Question

The exchange coupling mentioned in Section 32-11 as being responsible for ferromagnetism is not the mutual magnetic interaction between two elementary magnetic dipoles. To show this, (a) Calculate the magnitude of the magnetic field a distance of $\mathbf{10}\mathbf{}\mathbf{nm}$away, along the dipole axis, from an atom with magnetic dipole moment $\mathbf{1}\mathbf{.}\mathbf{5}\mathbf{\times }{\mathbf{10}}^{\mathbf{-}\mathbf{23}}\mathbf{}\mathbf{J}\mathbf{/}\mathbf{T}$(cobalt), and (b) Calculate the minimum energy required to turn a second identical dipole end for end in this field. (c) By comparing the latter with the mean translational kinetic energy of $\mathbf{0}\mathbf{.}\mathbf{040}\mathbf{}\mathbf{eV}$, what can you conclude?

Short answer

1. The magnitude of the magnetic fieldis,$\mathrm{B}=3.0\times {10}^{-6}\mathrm{T}$
2. The minimum energy required is,${\mathrm{U}}_{\mathrm{minimum}}=5.6\times {10}^{-10}\mathrm{eV}$
3. The collision would easily randomize the direction of moments, and they would not remain aligned.

Step-by-step solution

Listing the given quantities

${\mathrm{\mu }}_{\mathrm{B}}=1.5\times {10}^{-23}\mathrm{J}/\mathrm{T}$

$\begin{array}{c}\mathrm{r}=10\mathrm{nm}\\ =10\times {10}^{-9}\mathrm{m}\end{array}$

Understanding the concepts of magnetic field

Here, we need to use the equation of magnetic field due to magnetic dipole moment.
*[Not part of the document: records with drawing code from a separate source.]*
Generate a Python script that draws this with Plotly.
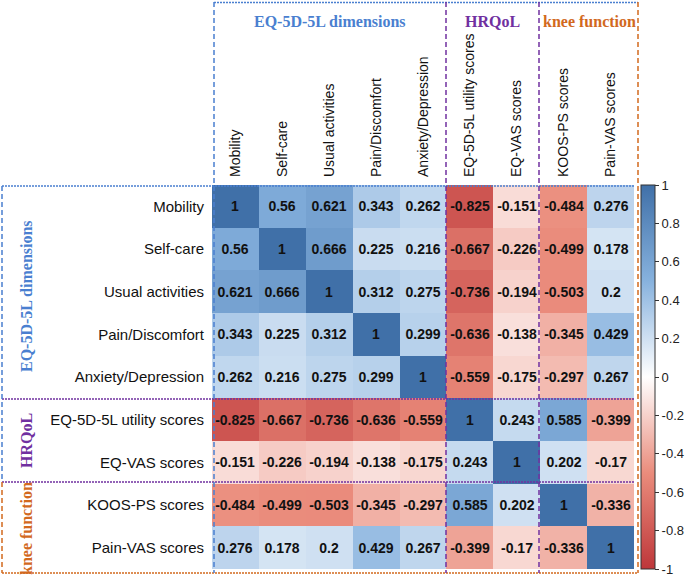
import plotly.graph_objects as go

labels = ["Mobility", "Self-care", "Usual activities", "Pain/Discomfort", "Anxiety/Depression",
          "EQ-5D-5L utility scores", "EQ-VAS scores", "KOOS-PS scores", "Pain-VAS scores"]

mobility = [1, 0.56, 0.621, 0.343, 0.262, -0.825, -0.151, -0.484, 0.276]
self_care = [0.56, 1, 0.666, 0.225, 0.216, -0.667, -0.226, -0.499, 0.178]
usual = [0.621, 0.666, 1, 0.312, 0.275, -0.736, -0.194, -0.503, 0.2]
pain = [0.343, 0.225, 0.312, 1, 0.299, -0.636, -0.138, -0.345, 0.429]
anxiety = [0.262, 0.216, 0.275, 0.299, 1, -0.559, -0.175, -0.297, 0.267]
eq5d_util = [-0.825, -0.667, -0.736, -0.636, -0.559, 1, 0.243, 0.585, -0.399]
eq_vas = [-0.151, -0.226, -0.194, -0.138, -0.175, 0.243, 1, 0.202, -0.17]
koos_ps = [-0.484, -0.499, -0.503, -0.345, -0.297, 0.585, 0.202, 1, -0.336]
pain_vas = [0.276, 0.178, 0.2, 0.429, 0.267, -0.399, -0.17, -0.336, 1]

z = [mobility, self_care, usual, pain, anxiety, eq5d_util, eq_vas, koos_ps, pain_vas]
text = [[f"{v:g}" for v in row] for row in z]

cbar_vals = [1, 0.8, 0.6, 0.4, 0.2, 0, -0.2, -0.4, -0.6, -0.8, -1]
cbar_text = [f"{v:g}" for v in cbar_vals]

colorscale = [
    [0.0, "rgb(190,55,58)"],
    [0.25, "rgb(234,140,124)"],
    [0.5, "rgb(255,255,255)"],
    [0.75, "rgb(135,178,222)"],
    [1.0, "rgb(64,112,168)"],
]

W, H = 685, 579
L, R, T, B = 212, 51, 185, 10
PW, PH = W - L - R, H - T - B


def px(x):
    return (x - L) / PW


def py(y):
    return (H - B - y) / PH


fig = go.Figure(go.Heatmap(
    z=z, x=labels, y=labels, text=text, texttemplate="%{text}",
    textfont=dict(family="Liberation Sans, Arial", size=14, color="#111111", weight="bold"),
    colorscale=colorscale, zmin=-1, zmax=1,
    colorbar=dict(
        x=px(641), xanchor="left", xref="paper", xpad=0, ypad=0,
        y=0, yanchor="bottom", len=1,
        thickness=14, outlinewidth=1, outlinecolor="#333333",
        tickvals=cbar_vals, ticktext=cbar_text, ticks="outside", ticklen=4,
        tickcolor="#333333", tickfont=dict(family="Liberation Sans, Arial", size=13, color="#222222"),
    ),
    hoverinfo="skip",
))

BLUE = "#4a7fd0"
PURPLE = "#7030a0"
ORANGE = "#d2691e"

shapes = []


def line(x0, y0, x1, y1, color, dash):
    shapes.append(dict(type="line", xref="paper", yref="paper",
                       x0=px(x0), y0=py(y0), x1=px(x1), y1=py(y1),
                       line=dict(color=color, width=1.5, dash=dash)))


DOT = "2px,1px"
DASH = "5px,3px"
line(214, 2.5, 638, 2.5, BLUE, DOT)
line(2, 186, 634, 186, BLUE, DOT)
line(2, 399, 634, 399, PURPLE, DOT)
line(2, 482, 634, 482, PURPLE, DOT)
line(2, 573, 638, 573, ORANGE, DOT)
line(214, 2, 214, 573, BLUE, DASH)
line(446, 2, 446, 573, PURPLE, DASH)
line(539, 2, 539, 573, PURPLE, DASH)
line(638, 2, 638, 573, ORANGE, DASH)
line(2, 186, 2, 482, BLUE, DASH)
line(2, 482, 2, 573, ORANGE, DASH)

serif = "Liberation Serif, Times New Roman, serif"
annotations = [
    dict(text="<b>EQ-5D-5L dimensions</b>", x=px(330), y=py(21), font=dict(color=BLUE)),
    dict(text="<b>HRQoL</b>", x=px(492), y=py(21), font=dict(color=PURPLE)),
    dict(text="<b>knee function</b>", x=px(589), y=py(21), font=dict(color=ORANGE)),
    dict(text="<b>EQ-5D-5L dimensions</b>", x=px(26), y=py(296), textangle=-90, font=dict(color=BLUE)),
    dict(text="<b>HRQoL</b>", x=px(26), y=py(441), textangle=-90, font=dict(color=PURPLE)),
    dict(text="<b>knee function</b>", x=px(26), y=py(529), textangle=-90, font=dict(color=ORANGE)),
]
for a in annotations:
    a.update(xref="paper", yref="paper", showarrow=False, xanchor="center", yanchor="middle")
    a["font"].update(family=serif, size=16)

fig.update_layout(
    width=W, height=H, margin=dict(l=L, r=R, t=T, b=B, autoexpand=False),
    paper_bgcolor="white", plot_bgcolor="white",
    shapes=shapes, annotations=annotations,
    xaxis=dict(side="top", tickangle=-90, ticks="", showgrid=False, zeroline=False,
               tickfont=dict(family="Liberation Sans, Arial", size=14, color="#111111"),
               ticklabelstandoff=7),
    yaxis=dict(autorange="reversed", ticks="", showgrid=False, zeroline=False,
               tickfont=dict(family="Liberation Sans, Arial", size=15, color="#111111"),
               ticklabelstandoff=7),
)

fig.write_html("out.html", config={"displayModeBar": False},
               post_script="document.body.style.margin='0';document.body.style.overflow='hidden';")
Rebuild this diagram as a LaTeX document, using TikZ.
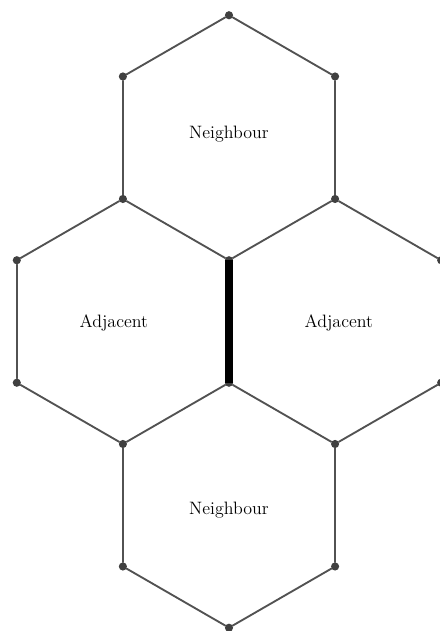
\documentclass[tikz,border=0pt]{standalone}
\usepackage{amsmath,amssymb}
\usetikzlibrary{positioning}

\begin{document}
\begin{tikzpicture}[x=1cm,y=1cm]
\tikzset{
  hexvertex/.style={circle,fill=black!75,draw=none,minimum size=2mm,inner sep=0pt},
  hexedge/.style={draw=black!68,line width=1.3pt,line cap=round,line join=round},
  sharededge/.style={draw=black,line width=5pt},
  hexlabel/.style={font=\fontsize{12.5}{15}\selectfont}
}
\useasboundingbox (-5.608,-7.580) rectangle (5.167,7.873);
\node[hexvertex] (v_t0) at (0,7.5) {};
\node[hexvertex] (v_t1) at (-2.598,6) {};
\node[hexvertex] (v_t2) at (2.598,6) {};
\node[hexvertex] (v_m1) at (-2.598,3) {};
\node[hexvertex] (v_m2) at (2.598,3) {};
\node[hexvertex] (v_c0) at (0,1.5) {};
\node[hexvertex] (v_c1) at (0,-1.5) {};
\node[hexvertex] (v_l0) at (-5.196,1.5) {};
\node[hexvertex] (v_l1) at (-5.196,-1.5) {};
\node[hexvertex] (v_r0) at (5.196,1.5) {};
\node[hexvertex] (v_r1) at (5.196,-1.5) {};
\node[hexvertex] (v_b1) at (-2.598,-3) {};
\node[hexvertex] (v_b2) at (2.598,-3) {};
\node[hexvertex] (v_b3) at (-2.598,-6) {};
\node[hexvertex] (v_b4) at (2.598,-6) {};
\node[hexvertex] (v_b0) at (0,-7.5) {};
\node[hexlabel] (lab_top) at (0,4.59) {Neighbour};
\node[hexlabel] (lab_left) at (-2.82,-0.04) {Adjacent};
\node[hexlabel] (lab_right) at (2.69,-0.04) {Adjacent};
\node[hexlabel] (lab_bottom) at (0,-4.62) {Neighbour};
\draw[hexedge] (v_t0) -- (v_t1);
\draw[hexedge] (v_t0) -- (v_t2);
\draw[hexedge] (v_t1) -- (v_m1);
\draw[hexedge] (v_t2) -- (v_m2);
\draw[hexedge] (v_m1) -- (v_c0);
\draw[hexedge] (v_m2) -- (v_c0);
\draw[hexedge] (v_m1) -- (v_l0);
\draw[hexedge] (v_l0) -- (v_l1);
\draw[hexedge] (v_l1) -- (v_b1);
\draw[hexedge] (v_b1) -- (v_c1);
\draw[hexedge] (v_m2) -- (v_r0);
\draw[hexedge] (v_r0) -- (v_r1);
\draw[hexedge] (v_r1) -- (v_b2);
\draw[hexedge] (v_b2) -- (v_c1);
\draw[hexedge] (v_b1) -- (v_b3);
\draw[hexedge] (v_b2) -- (v_b4);
\draw[hexedge] (v_b3) -- (v_b0);
\draw[hexedge] (v_b4) -- (v_b0);
\draw[sharededge] (v_c0.center) -- (v_c1.center);
\end{tikzpicture}
\end{document}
The minimum energy can be calculated using the equation of energy related to magnetic dipole moment and magnetic field.

Formulae:

Magnetic field due to the dipole moment ${\text{μ}}_{\text{B}}$at a distance r is

$\mathrm{B}=\frac{{\mathrm{\mu }}_0}{2\mathrm{\pi }}\left(\frac{{\mathrm{\mu }}_{\mathrm{B}}}{{\mathrm{r}}^3}\right)$

(a) Calculations of the magnitude of the magnetic field 

The required field along the dipole axis:

$\begin{array}{c}\mathrm{B}=\frac{{\mathrm{\mu }}_0}{2\mathrm{\pi }}\left(\frac{{\mathrm{\mu }}_{\mathrm{B}}}{{\mathrm{r}}^3}\right)\\ =\frac{4\mathrm{\pi }\times {10}^{-7}}{2\mathrm{\pi }}\left(\frac{1.5\times {10}^{-23}}{{\left({10}^{-8}\right)}^3}\right)\\ =3.0\times {10}^{-6}\text{T}\end{array}$

The magnitude of the magnetic field is,$\mathrm{B}=3.0\times {10}^{-6}\mathrm{T}$

(b) Calculations of the minimum energy required to turn the dipole end in the above calculated magnetic field

$\begin{array}{c}{\mathrm{U}}_{\mathrm{minimum}}={\mathrm{\mu }}_{\mathrm{B}}\mathrm{B}(\cos \left({\mathrm{\varphi }}_2\right)-\cos \left({\mathrm{\varphi }}_1\right))\\ =1.5\times {10}^{-23}\times 3.0\times {10}^{-6}\times (\cos \left(0\right)-\cos \left(180\right))\\ =9.0\times {10}^{-29}\mathrm{J}\\ =\frac{9.0\times {10}^{-29}}{1.6\times {10}^{-19}}\\ =5.6\times {10}^{-10}\mathrm{eV}\end{array}$

The minimum energy required is,${\mathrm{U}}_{\mathrm{minimum}}=5.6\times {10}^{-10}\mathrm{eV}$

(c) Explanation

As the mean translational kinetic energy (0.04 eV) is much larger than the required energy of the aligning dipoles, if dipole – dipole interactions were responsible for aligning dipoles, the collision would easily disturb the direction of moments, and they would not remain aligned.